### Items
──────

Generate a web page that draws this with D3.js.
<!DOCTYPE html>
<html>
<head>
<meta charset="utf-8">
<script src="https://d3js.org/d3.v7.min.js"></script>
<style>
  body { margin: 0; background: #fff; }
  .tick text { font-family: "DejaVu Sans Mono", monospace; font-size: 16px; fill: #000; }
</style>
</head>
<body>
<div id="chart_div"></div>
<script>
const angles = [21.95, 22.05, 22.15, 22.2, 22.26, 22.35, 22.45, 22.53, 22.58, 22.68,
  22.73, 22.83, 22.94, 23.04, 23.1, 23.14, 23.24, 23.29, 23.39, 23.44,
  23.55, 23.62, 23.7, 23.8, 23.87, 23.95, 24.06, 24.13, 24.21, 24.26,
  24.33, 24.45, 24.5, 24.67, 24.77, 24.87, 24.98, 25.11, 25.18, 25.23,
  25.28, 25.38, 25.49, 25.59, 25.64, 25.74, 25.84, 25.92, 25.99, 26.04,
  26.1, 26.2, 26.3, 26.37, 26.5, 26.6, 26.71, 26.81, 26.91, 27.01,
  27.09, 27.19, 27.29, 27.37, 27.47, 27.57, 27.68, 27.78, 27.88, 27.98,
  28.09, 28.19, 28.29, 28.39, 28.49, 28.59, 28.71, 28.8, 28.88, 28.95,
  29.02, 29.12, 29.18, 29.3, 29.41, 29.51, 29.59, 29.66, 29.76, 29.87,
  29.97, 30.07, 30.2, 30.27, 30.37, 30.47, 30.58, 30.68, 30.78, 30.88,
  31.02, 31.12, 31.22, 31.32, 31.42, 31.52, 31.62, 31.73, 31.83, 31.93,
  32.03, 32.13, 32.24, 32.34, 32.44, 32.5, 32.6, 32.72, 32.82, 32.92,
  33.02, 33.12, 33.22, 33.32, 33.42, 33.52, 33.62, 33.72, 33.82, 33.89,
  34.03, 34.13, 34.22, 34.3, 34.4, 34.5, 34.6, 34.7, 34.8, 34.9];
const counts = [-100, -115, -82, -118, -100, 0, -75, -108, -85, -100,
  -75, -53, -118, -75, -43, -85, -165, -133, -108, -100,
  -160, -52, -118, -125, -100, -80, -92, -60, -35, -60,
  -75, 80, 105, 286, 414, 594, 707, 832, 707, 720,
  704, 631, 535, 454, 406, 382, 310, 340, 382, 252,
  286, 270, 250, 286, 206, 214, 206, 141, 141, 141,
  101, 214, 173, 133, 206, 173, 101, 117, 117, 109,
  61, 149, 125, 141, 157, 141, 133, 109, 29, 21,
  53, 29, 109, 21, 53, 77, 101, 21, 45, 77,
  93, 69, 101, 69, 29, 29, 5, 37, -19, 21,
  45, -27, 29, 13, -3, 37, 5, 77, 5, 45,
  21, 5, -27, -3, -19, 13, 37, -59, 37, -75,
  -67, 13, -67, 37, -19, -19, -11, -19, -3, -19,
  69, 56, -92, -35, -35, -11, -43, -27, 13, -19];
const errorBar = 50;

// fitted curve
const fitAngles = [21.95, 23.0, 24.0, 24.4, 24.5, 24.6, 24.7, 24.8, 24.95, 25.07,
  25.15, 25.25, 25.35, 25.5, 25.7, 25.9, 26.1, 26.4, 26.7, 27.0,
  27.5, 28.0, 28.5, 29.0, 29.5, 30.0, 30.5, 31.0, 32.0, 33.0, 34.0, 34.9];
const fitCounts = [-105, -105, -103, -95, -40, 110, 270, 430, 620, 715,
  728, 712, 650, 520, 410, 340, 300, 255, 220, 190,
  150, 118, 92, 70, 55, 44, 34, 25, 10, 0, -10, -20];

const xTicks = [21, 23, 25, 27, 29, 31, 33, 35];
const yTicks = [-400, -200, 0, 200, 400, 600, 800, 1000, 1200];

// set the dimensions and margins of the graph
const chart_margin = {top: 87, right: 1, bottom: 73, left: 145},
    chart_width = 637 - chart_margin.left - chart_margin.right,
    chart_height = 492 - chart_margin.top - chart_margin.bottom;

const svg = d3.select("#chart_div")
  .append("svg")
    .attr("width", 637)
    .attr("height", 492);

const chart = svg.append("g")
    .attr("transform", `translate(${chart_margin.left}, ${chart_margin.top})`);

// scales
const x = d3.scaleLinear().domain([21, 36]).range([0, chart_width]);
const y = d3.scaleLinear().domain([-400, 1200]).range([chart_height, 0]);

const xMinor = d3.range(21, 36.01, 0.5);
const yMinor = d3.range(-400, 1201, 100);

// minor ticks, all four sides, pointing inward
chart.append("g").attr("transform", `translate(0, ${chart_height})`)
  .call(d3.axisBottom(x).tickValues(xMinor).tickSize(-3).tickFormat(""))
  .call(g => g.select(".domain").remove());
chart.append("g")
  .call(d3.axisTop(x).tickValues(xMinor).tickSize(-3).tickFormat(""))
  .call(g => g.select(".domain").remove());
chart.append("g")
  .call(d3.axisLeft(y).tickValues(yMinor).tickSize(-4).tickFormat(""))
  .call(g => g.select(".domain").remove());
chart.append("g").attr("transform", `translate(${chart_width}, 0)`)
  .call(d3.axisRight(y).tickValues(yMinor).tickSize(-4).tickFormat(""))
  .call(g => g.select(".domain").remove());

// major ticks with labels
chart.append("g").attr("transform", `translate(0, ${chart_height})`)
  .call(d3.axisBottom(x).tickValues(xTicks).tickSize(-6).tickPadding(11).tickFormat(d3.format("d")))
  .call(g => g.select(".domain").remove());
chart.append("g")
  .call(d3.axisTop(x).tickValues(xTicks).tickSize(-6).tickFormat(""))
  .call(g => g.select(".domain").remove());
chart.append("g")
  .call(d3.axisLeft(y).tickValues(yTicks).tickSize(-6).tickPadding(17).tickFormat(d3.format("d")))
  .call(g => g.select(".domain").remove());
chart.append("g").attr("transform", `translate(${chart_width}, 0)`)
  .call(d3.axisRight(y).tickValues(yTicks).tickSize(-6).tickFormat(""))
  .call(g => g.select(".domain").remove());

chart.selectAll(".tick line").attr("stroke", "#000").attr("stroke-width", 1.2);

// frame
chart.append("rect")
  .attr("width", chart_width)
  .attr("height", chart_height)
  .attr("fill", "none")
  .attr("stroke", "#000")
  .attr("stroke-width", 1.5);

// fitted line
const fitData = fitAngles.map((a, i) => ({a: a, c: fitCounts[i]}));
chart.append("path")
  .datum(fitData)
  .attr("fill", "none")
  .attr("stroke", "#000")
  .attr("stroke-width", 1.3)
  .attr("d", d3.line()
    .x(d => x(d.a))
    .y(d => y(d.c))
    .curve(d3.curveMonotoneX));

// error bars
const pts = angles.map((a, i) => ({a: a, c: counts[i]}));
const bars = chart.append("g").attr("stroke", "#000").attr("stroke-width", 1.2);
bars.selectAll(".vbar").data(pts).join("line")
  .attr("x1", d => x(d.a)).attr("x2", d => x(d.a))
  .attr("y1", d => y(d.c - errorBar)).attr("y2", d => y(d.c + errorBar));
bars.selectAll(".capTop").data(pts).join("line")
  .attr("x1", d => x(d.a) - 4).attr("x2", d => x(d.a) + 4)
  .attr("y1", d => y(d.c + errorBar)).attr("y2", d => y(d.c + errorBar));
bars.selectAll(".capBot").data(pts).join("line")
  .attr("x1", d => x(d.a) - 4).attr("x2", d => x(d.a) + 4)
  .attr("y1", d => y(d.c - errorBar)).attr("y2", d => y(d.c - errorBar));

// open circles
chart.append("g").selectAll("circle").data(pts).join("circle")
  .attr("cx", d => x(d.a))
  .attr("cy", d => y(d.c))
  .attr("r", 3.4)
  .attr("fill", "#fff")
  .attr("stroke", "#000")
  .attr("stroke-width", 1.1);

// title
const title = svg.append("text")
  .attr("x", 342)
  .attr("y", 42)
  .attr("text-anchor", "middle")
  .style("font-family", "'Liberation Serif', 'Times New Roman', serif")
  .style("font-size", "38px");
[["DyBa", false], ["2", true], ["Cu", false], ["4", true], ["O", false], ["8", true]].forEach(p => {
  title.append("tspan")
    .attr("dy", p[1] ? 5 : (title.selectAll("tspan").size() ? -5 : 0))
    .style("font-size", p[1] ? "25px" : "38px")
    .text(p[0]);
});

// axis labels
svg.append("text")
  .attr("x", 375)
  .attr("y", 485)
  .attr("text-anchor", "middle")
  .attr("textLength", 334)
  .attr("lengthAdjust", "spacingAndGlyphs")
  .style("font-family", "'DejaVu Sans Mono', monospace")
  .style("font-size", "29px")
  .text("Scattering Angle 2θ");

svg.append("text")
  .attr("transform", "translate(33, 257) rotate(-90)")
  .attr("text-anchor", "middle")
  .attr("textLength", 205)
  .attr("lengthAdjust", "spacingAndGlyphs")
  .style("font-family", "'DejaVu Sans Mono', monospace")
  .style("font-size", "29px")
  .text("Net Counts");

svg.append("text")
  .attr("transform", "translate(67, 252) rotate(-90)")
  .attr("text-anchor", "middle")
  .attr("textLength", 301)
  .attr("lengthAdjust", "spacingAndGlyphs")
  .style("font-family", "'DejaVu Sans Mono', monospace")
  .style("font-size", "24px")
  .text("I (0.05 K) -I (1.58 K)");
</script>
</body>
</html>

──────

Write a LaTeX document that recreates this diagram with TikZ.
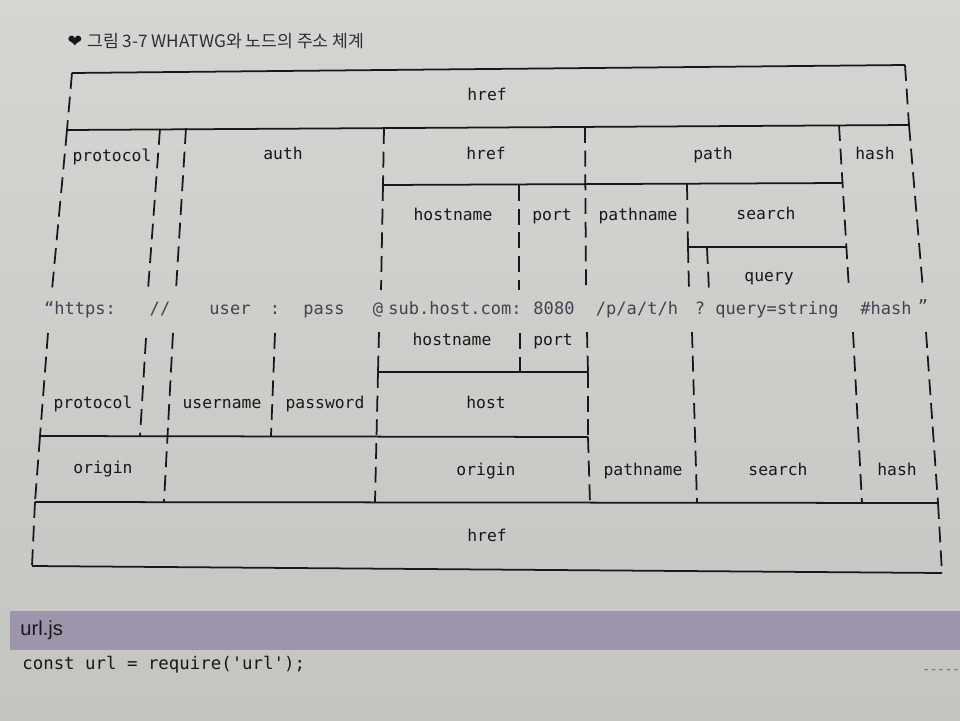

──────

### Instructions to follow
Filter the data, keeping only the lines that contain "this".

### Task solution
Generate a web page that draws this with D3.js.
Write a LaTeX document that recreates this diagram with TikZ.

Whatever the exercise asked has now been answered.